Mr. PUCINSKI. I wonder if for my own personal information you would tell us just what did happen on that inquiry by Judge Smith. Mr. DONAHUE. Yes, I will, Mr. Pucinski. We looked into it, and we found out that the wage determiner had placed, as Judge Smith had told me, a negotiated Washington rate there; and when that was told me, I said: "I don't believe that the negotiated Washington rate prevails for industrial and commercial construction in Prince William County," where this was. So we sent a man out to make a survey, and he found that to be true, with one exception, and that exception was down in the corner of the county, where there was a steam plant being built for the Virginia Electric Power Co., and there were some union wage rates on that job.

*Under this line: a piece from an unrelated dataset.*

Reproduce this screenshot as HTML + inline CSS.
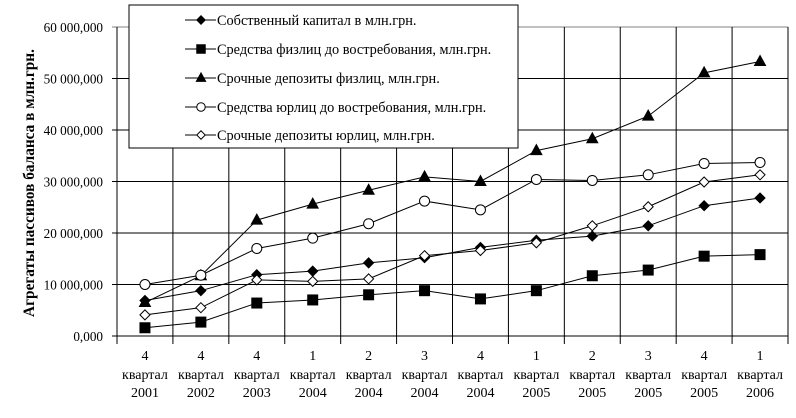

We weighted them into the picture, and we got something that was perhaps a little different from the normal nonnegotiated rate, but which had to take into account the workers who were being employed in that county on that other job.

That was the result.

Mr. PUCINSKI. Did you change your wage determination?
Mr. DONAHUE. We changed the wage rates accordingly.
Mr. PUCINSKI. Downward?

Mr. DONAHUE. Downward; that is correct.

Mr. PUCINSKI. Now, has this same experience occurred in other wage determinations where someone not quite as influential as the good Judge Smith had called your attention to perhaps some factor that you were not aware of? And have you changed your determinations downward in other instances?

Mr. DONAHUE. Frequently and repeatedly; where we have found that we have made mistakes, we change it both downward and upward, depending on the kind of information which we have received.